Okay folks im the newest newb to AK, so one of my major questions lately is
what is the difference between the 36-24-16 variations of AK? 
And how does that change or influence the individual techniques in lets say ...yellow belt? 

Here is Casa De Kenpo doing the 10 required yellow belt tech, how would they vary if any in the 36-24-16 systems?

[yt]jdhObTQlBOA[/yt]


Im sorry if some of my questions are ridiculous but I wanted to get the best answers out there so I automatically wanted to ask you guys/gals!

Chris


----------



## Inkspill (Mar 22, 2011)

The techniques and the order they are taught shouldn't change, just the belt that they are taught at.


----------



## OKenpo942 (Apr 29, 2011)

Really, the yellow belt techniques are the same in all of the formats (at least what I have seen). Since the number of required techniques for yellow belt is such a small number (10), it does not have to be altered to fit into any format (32,24, or 16). Besides, the yellow belt curriculum did not even exist in the original system. It came about when younger students began training at the Ed Parker schools.


----------



## Twin Fist (Apr 29, 2011)

yeah, pretty much all EPAK schools have the same 10 techniques at Yellow belt.

or they should


----------



## Kembudo-Kai Kempoka (Apr 30, 2011)

Sandanchris said:


> Okay folks im the newest newb to AK, so one of my major questions lately is
> what is the difference between the 36-24-16 variations of AK?
> And how does that change or influence the individual techniques in lets say ...yellow belt?
> 
> ...


 

Hi Chris!

Before the Yellow cirriculum got canonized, the 32-thechs-per-belt didn't have yellow. You went from White to Orange.  That's what I came up under... learned the Yellow cirriculum after I already got my black. People were talking about these "new" techs, and I had to go back and learn them, along with some newfangled things called "extensions", in order to stay up-to-date.

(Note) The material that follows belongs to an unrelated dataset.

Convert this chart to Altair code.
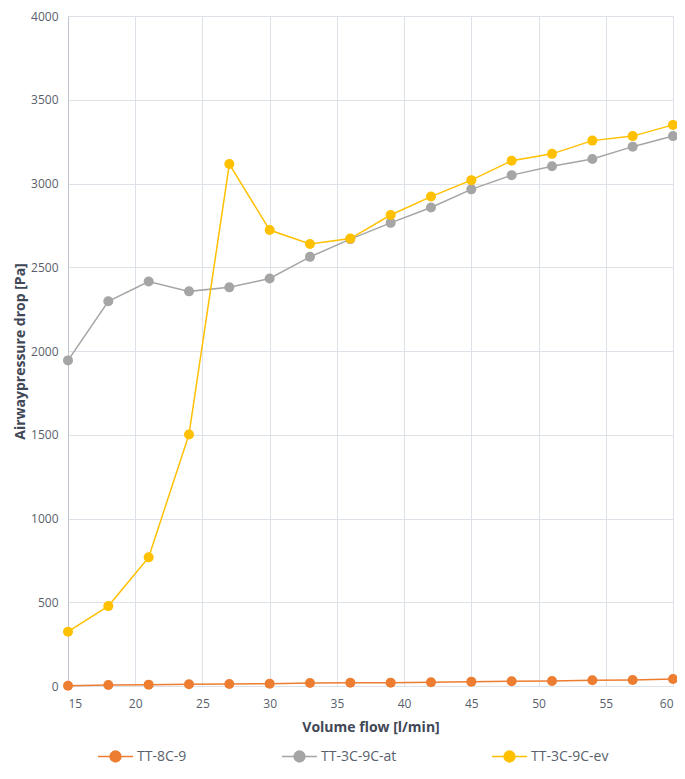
import altair as alt
import pandas as pd

flow = [15, 18, 21, 24, 27, 30, 33, 36, 39, 42, 45, 48, 51, 54, 57, 60]
tt_8c_9 = [2, 6, 8, 10, 12, 14, 18, 19, 20, 22, 26, 28, 30, 34, 36, 42]
tt_3c_9c_at = [1944, 2297, 2415, 2356, 2380, 2433, 2562, 2668, 2765, 2857, 2965, 3050, 3103, 3146, 3220, 3283]
tt_3c_9c_ev = [324, 477, 768, 1502, 3116, 2722, 2639, 2671, 2812, 2922, 3020, 3136, 3177, 3256, 3283, 3350]

series_names = ["TT-8C-9", "TT-3C-9C-at", "TT-3C-9C-ev"]
series_colors = ["#ED7D31", "#A5A5A5", "#FFC000"]
x_ticks = [15, 20, 25, 30, 35, 40, 45, 50, 55, 60]
y_ticks = [0, 500, 1000, 1500, 2000, 2500, 3000, 3500, 4000]

rows = []
for name, vals in zip(series_names, [tt_8c_9, tt_3c_9c_at, tt_3c_9c_ev]):
    for f, v in zip(flow, vals):
        rows.append({"flow": f, "value": v, "series": name})
df = pd.DataFrame(rows)

FONT = "Open Sans"
LABEL_C = "#595f6c"
TITLE_C = "#404756"
GRID_C = "#DDE1E8"

sym_path = "M-1,0H1M-0.31,0A0.31,0.31 0 1,1 0.31,0A0.31,0.31 0 1,1 -0.31,0Z"

color = alt.Color(
    "series:N",
    scale=alt.Scale(domain=series_names, range=series_colors),
    legend=alt.Legend(
        title=None,
        orient="none",
        direction="horizontal",
        legendX=29,
        legendY=722,
        padding=0,
        symbolType=sym_path,
        symbolSize=1225,
        symbolStrokeWidth=1.5,
        symbolOpacity=1,
        labelFont=FONT,
        labelFontSize=14,
        labelColor=LABEL_C,
        labelOffset=3,
        columnPadding=92,
        gridAlign="none",
        labelLimit=200,
    ),
)

x = alt.X(
    "flow:Q",
    scale=alt.Scale(domain=[15, 60], nice=False, zero=False),
    axis=alt.Axis(
        title="Volume flow [l/min]",
        values=x_ticks,
        format="d",
        ticks=False,
        labelPadding=12,
        titlePadding=11,
        domainColor=GRID_C,
        gridColor=GRID_C,
    ),
)
y = alt.Y(
    "value:Q",
    scale=alt.Scale(domain=[0, 4000], nice=False),
    axis=alt.Axis(
        title="Airwaypressure drop [Pa]",
        values=y_ticks,
        format="d",
        ticks=False,
        labelPadding=10,
        titlePadding=3,
        domainColor="#BEC4CE",
        gridColor=GRID_C,
    ),
)

layers = []
for name in series_names:
    layers.append(
        alt.Chart(df)
        .transform_filter(alt.datum.series == name)
        .mark_line(
            strokeWidth=1.5,
            point=alt.OverlayMarkDef(filled=True, size=100, opacity=1),
        )
        .encode(x=x, y=y, color=color)
    )

chart = (
    alt.layer(*layers)
    .properties(
        width=605,
        height=670,
        autosize=alt.AutoSizeParams(type="none"),
        padding={"left": 60, "top": 8, "right": 4, "bottom": 82},
    )
    .configure_view(stroke=None)
    .configure_axis(
        labelFont=FONT,
        labelFontSize=12,
        labelColor=LABEL_C,
        titleFont=FONT,
        titleFontSize=14,
        titleFontWeight="bold",
        titleColor=TITLE_C,
        gridWidth=1,
        domainWidth=1,
    )
)

chart.save("out.html", embed_options={"renderer": "svg", "actions": False})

Folks who think kenpo is the collection of moves, and not the "How To" move, often forget that guys who were black belts generations before many of the new-blood blue-blood "masters" never learned or knew the later forms, extensions, etc. And yet are still lethal, knowledgeable, and experienced kenpomen.


----------



## Yondanchris (May 3, 2011)

I am happy to report that yesterday (5/2/11) I was promoted to yellow belt! 

Chris


----------